Ayaan Hirsi Ali, a feminist detractor of Islam and a former member of the Dutch Parliament, is lauded in some quarters and lambasted in others for rejecting her Muslim heritage and condemning the religion’s treatment of women.
She escaped childhood beatings, an arranged marriage to a stranger and extremists who killed her documentary-film collaborator, Theo van Gogh, in Amsterdam in 2004.
When poet Rita Dove made the introduction at the Anisfield-Wolf ceremony, she compared the 38-year-old Hirsi Ali to the abolitionist and former slave Frederick Douglass. Ronn Richard, executive director of the Cleveland Foundation, which administers the awards, said Hirsi Ali’s prize was kept secret to protect both her and members of the audience.

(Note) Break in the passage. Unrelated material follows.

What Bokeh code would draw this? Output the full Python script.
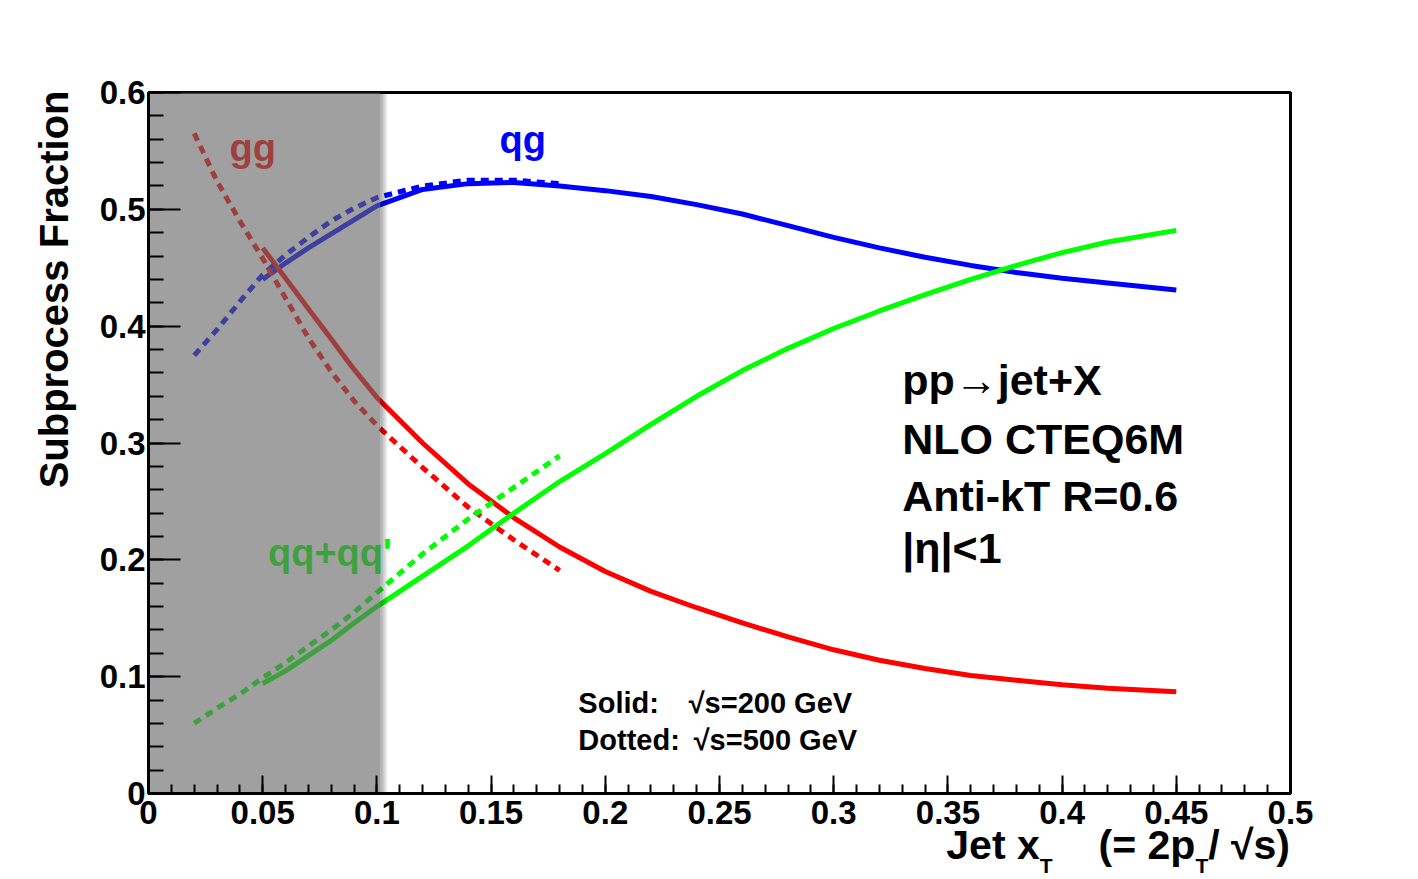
from bokeh.plotting import figure
from bokeh.models import ColumnDataSource, FixedTicker, Label, Range1d, Title, Div
from bokeh.layouts import column
from bokeh.embed import file_html
from bokeh.resources import INLINE
from bokeh.core.properties import value

# ---------------- data ----------------
x_200 = [0.05, 0.06, 0.07, 0.08, 0.09, 0.10, 0.12, 0.14, 0.16, 0.18, 0.20, 0.22,
         0.24, 0.26, 0.28, 0.30, 0.32, 0.34, 0.36, 0.38, 0.40, 0.42, 0.45]
qg_200 = [0.440, 0.454, 0.467, 0.479, 0.491, 0.503, 0.517, 0.522, 0.523, 0.520, 0.516, 0.511,
          0.504, 0.496, 0.486, 0.476, 0.467, 0.459, 0.452, 0.446, 0.441, 0.437, 0.431]
gg_200 = [0.467, 0.441, 0.415, 0.389, 0.363, 0.339, 0.300, 0.265, 0.236, 0.211, 0.190, 0.173,
          0.159, 0.146, 0.134, 0.123, 0.114, 0.107, 0.101, 0.097, 0.093, 0.090, 0.087]
qq_200 = [0.094, 0.105, 0.118, 0.131, 0.146, 0.160, 0.186, 0.212, 0.240, 0.267, 0.291, 0.316,
          0.340, 0.362, 0.381, 0.398, 0.413, 0.427, 0.440, 0.452, 0.463, 0.472, 0.482]

x_500 = [0.02, 0.03, 0.04, 0.05, 0.06, 0.07, 0.08, 0.09, 0.10, 0.12, 0.14, 0.16, 0.18]
qg_500 = [0.375, 0.397, 0.421, 0.444, 0.461, 0.476, 0.490, 0.501, 0.510, 0.520, 0.525, 0.525, 0.522]
gg_500 = [0.565, 0.524, 0.490, 0.458, 0.424, 0.390, 0.361, 0.336, 0.315, 0.279, 0.245, 0.217, 0.191]
qq_500 = [0.060, 0.073, 0.085, 0.099, 0.112, 0.126, 0.140, 0.155, 0.172, 0.205, 0.235, 0.262, 0.289]

x_ticks = [0, 0.05, 0.1, 0.15, 0.2, 0.25, 0.3, 0.35, 0.4, 0.45, 0.5]
x_tick_labels = ["0", "0.05", "0.1", "0.15", "0.2", "0.25", "0.3", "0.35", "0.4", "0.45", "0.5"]
x_minor = [round(i * 0.01, 2) for i in range(51)]
y_ticks = [0, 0.1, 0.2, 0.3, 0.4, 0.5, 0.6]
y_tick_labels = ["0", "0.1", "0.2", "0.3", "0.4", "0.5", "0.6"]
y_minor = [round(i * 0.02, 2) for i in range(31)]

shade_x = [0.0, 0.1015]      # low-x region shaded in grey
shade_y = [0.0, 0.6]

FONT = "Liberation Sans"

# ---------------- figure ----------------
FIG_H = 835
p = figure(width=1418, height=FIG_H, output_backend="svg", toolbar_location=None,
           x_range=Range1d(0, 0.5), y_range=Range1d(0, 0.6),
           min_border_left=148, min_border_right=128, min_border_top=92,
           min_border_bottom=FIG_H - 793)
p.background_fill_color = "white"
p.border_fill_color = "white"
p.outline_line_color = "black"
p.outline_line_width = 3
p.xgrid.visible = False
p.ygrid.visible = False

p.xaxis.ticker = FixedTicker(ticks=x_ticks, minor_ticks=x_minor)
p.yaxis.ticker = FixedTicker(ticks=y_ticks, minor_ticks=y_minor)
p.xaxis.major_label_overrides = {t: l for t, l in zip(x_ticks, x_tick_labels)}
p.yaxis.major_label_overrides = {t: l for t, l in zip(y_ticks, y_tick_labels)}

for ax in (p.xaxis, p.yaxis):
    ax.axis_line_color = "black"
    ax.axis_line_width = 3
    ax.major_tick_line_color = "black"
    ax.minor_tick_line_color = "black"
    ax.major_tick_line_width = 2
    ax.minor_tick_line_width = 2
    ax.major_tick_out = 0
    ax.minor_tick_out = 0
    ax.major_label_text_font = FONT
    ax.major_label_text_font_style = "bold"
    ax.major_label_text_font_size = "33px"
    ax.major_label_text_color = "black"

p.xaxis.major_tick_in = 18
p.xaxis.minor_tick_in = 9
p.yaxis.major_tick_in = 32
p.yaxis.minor_tick_in = 15
p.xaxis.major_label_standoff = 7
p.yaxis.major_label_standoff = 3

# y-axis title, aligned to the top of the frame
p.add_layout(Title(text="Subprocess Fraction", align="right", text_font=FONT,
                   text_font_size="40px", text_font_style="bold", text_color="black",
                   standoff=41, offset=-2), "left")

# ---------------- curves ----------------
LW = 5
DASH = "8 6"
for ys, c in [(qg_200, "#0000ff"), (gg_200, "#ff0000"), (qq_200, "#00ff00")]:
    p.line(x_200, ys, line_color=c, line_width=LW, line_join="round")
for ys, c in [(qg_500, "#0000ff"), (gg_500, "#ff0000"), (qq_500, "#00ff00")]:
    p.line(x_500, ys, line_color=c, line_width=LW, line_dash=DASH, line_join="round")

uy = 0.6 / 701.0    # data per pixel (y)

# curve names (inside plot, under the grey shading)
names = ColumnDataSource(dict(x=[0.0355, 0.1537, 0.0523],
                              y=[0.542 + 12 * uy, 0.5487 + 12 * uy, 0.1957 + 12 * uy],
                              t=["gg", "qg", "qq+qq'"], c=["#ff0000", "#0000ff", "#00ff00"]))
p.text(x="x", y="y", text="t", text_color="c", source=names,
       text_font=value(FONT), text_font_style="bold", text_font_size="38px",
       text_baseline="alphabetic", text_align="left")

# ---------------- grey shaded region with soft shadow ----------------
px = 0.5 / 1142.0
for k in range(1, 8):
    p.quad(left=shade_x[1], right=shade_x[1] + k * px, bottom=shade_y[0], top=shade_y[1],
           fill_color="black", fill_alpha=0.05, line_color=None)
p.quad(left=shade_x[0], right=shade_x[1], bottom=shade_y[0], top=shade_y[1],
       fill_color="#666666", fill_alpha=0.62, line_color=None)

# ---------------- annotations ----------------
def lab(x, y, text, size):
    p.add_layout(Label(x=x, y=y, text=text, text_font=FONT, text_font_size=size,
                       text_font_style="bold", text_color="black",
                       text_align="left", text_baseline="alphabetic"))

for txt, yb in [("pp\u2192jet+X", 0.3407), ("NLO CTEQ6M", 0.2902),
                ("Anti-kT R=0.6", 0.2422), ("|\u03b7|<1", 0.1977)]:
    lab(0.330, yb + 15 * uy, txt, "43px")

lab(0.1882, (793 - 702) * uy, "Solid:", "29px")
lab(0.2365, (793 - 702) * uy, "\u221as=200 GeV", "29px")
lab(0.1882, (793 - 739) * uy, "Dotted:", "29px")
lab(0.2387, (793 - 739) * uy, "\u221as=500 GeV", "29px")

# x-axis title (with subscripts) below the figure, pulled up into the figure's bottom margin
OVERLAP = 13
xtitle = Div(
    text=('<div style="font-family:\'Liberation Sans\',Arial,sans-serif; font-weight:bold; '
          'font-size:41px; line-height:46px; color:black; text-align:right; '
          'width:1290px; white-space:nowrap; height:%dpx;">'
          'Jet x<span style="font-size:21px; vertical-align:-14px;">T</span>'
          '<span style="margin-left:46px;">(= 2p</span>'
          '<span style="font-size:21px; vertical-align:-14px;">T</span>/ \u221as)</div>')
         % (879 - FIG_H + OVERLAP),
    width=1418, height=879 - FIG_H + OVERLAP, margin=(-OVERLAP, 0, 0, 0))

layout = column(p, xtitle, spacing=0)
open("out.html", "w").write(file_html(layout, INLINE))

Some of the 600 celebrants gasped, then the audience rose to encircle Hirsi Ali with applause.
The soft-spoken Somali-born author came from behind the curtain in the Bolton Theatre of the Cleveland Play House. She smiled and nodded, named the winner for best nonfiction book for her memoir, “Infidel.”
“I’m honored, humbled, feel encouraged and acknowledged,” she said. “I am very, very grateful for this award.
“Bigotry is not only a white man’s disease,” she said. “It’s a universal disease, and the only way to get rid of it is through self-examination. And there is not self-examination if there is no self,” a reference to what Hirsi Ali sees as the subjugation of women in the Muslim world.
In “Infidel,” an international best seller, Hirsi Ali tells her life story, how she came to work for the American Enterprise Institute in Washington, D.C., and lives in a secret location today.
She began as the daughter of a Somali political dissident, bolted from a forced marriage at age 22 and sought political asylum in the Netherlands in 1992.
Hirsi Ali writes that she wondered how the Dutch built a peaceful prosperity unheard of in Islamic countries and why their police require no bribes and the bureaucrats are competent, unlike those she knew and worked among in Somalia, Kenya and Saudi Arabia. She wanted the answers so intently that she learned the Dutch language, cleaning buildings to pay for university courses to earn a political science degree.
Apologizing for her stumbling voice in the dim light, Hirsi Ali read several “Infidel” passages addressing these questions. On the seventh anniversary of Sept. 11, she explained how those attacks caused her to abandon Islam.
After a militant murdered van Gogh, the director of the documentary she wrote called “Submission,” he stabbed a death threat targeting Hirsi Ali onto her friend’s body.
“Yes, it is a lonely journey,” she said. “But you overcome it. If you get to the plateau where you no longer have to survive and can start living again — meet people, exchange stories — a bit of that loneliness is relieved. And you appreciate life even more.”
She looked pleased to sit beside the fiction winners, Junot Diaz for “The Brief Wondrous Life of Oscar Wao” and Mohsin Hamid for “The Reluctant Fundamentalist,” as well as lifetime achievement winner William Melvin Kelley, a black arts movement novelist.